● Directions
Print nothing but the lines from the start of the listing below through the line that contains "s.set_linewidth(1.8)". Do not include the pictures.

● Material provided
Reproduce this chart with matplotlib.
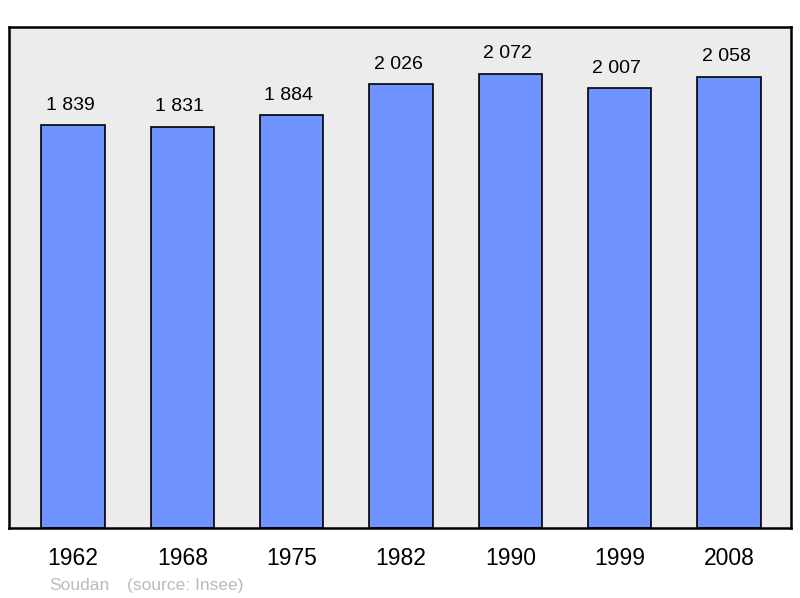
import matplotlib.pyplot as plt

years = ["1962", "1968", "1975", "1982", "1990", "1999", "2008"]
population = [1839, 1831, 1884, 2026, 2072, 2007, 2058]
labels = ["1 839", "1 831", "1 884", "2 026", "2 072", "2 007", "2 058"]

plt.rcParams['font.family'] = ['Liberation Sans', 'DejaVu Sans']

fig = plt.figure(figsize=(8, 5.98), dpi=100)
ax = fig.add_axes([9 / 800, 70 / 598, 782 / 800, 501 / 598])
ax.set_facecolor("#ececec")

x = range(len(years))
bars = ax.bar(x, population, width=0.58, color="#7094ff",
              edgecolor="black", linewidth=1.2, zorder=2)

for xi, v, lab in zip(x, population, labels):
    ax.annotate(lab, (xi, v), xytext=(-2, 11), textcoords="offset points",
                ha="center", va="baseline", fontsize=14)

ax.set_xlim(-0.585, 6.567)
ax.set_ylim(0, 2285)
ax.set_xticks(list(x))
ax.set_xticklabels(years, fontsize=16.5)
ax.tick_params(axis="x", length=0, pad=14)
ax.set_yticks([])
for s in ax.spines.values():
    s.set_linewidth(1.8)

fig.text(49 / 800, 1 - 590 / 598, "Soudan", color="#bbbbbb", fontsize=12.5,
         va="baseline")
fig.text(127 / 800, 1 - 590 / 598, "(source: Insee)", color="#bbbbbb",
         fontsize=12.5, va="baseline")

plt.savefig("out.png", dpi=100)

● Worked solution
Reproduce this chart with matplotlib.
import matplotlib.pyplot as plt

years = ["1962", "1968", "1975", "1982", "1990", "1999", "2008"]
population = [1839, 1831, 1884, 2026, 2072, 2007, 2058]
labels = ["1 839", "1 831", "1 884", "2 026", "2 072", "2 007", "2 058"]

plt.rcParams['font.family'] = ['Liberation Sans', 'DejaVu Sans']

fig = plt.figure(figsize=(8, 5.98), dpi=100)
ax = fig.add_axes([9 / 800, 70 / 598, 782 / 800, 501 / 598])
ax.set_facecolor("#ececec")

x = range(len(years))
bars = ax.bar(x, population, width=0.58, color="#7094ff",
              edgecolor="black", linewidth=1.2, zorder=2)

for xi, v, lab in zip(x, population, labels):
    ax.annotate(lab, (xi, v), xytext=(-2, 11), textcoords="offset points",
                ha="center", va="baseline", fontsize=14)

ax.set_xlim(-0.585, 6.567)
ax.set_ylim(0, 2285)
ax.set_xticks(list(x))
ax.set_xticklabels(years, fontsize=16.5)
ax.tick_params(axis="x", length=0, pad=14)
ax.set_yticks([])
for s in ax.spines.values():
    s.set_linewidth(1.8)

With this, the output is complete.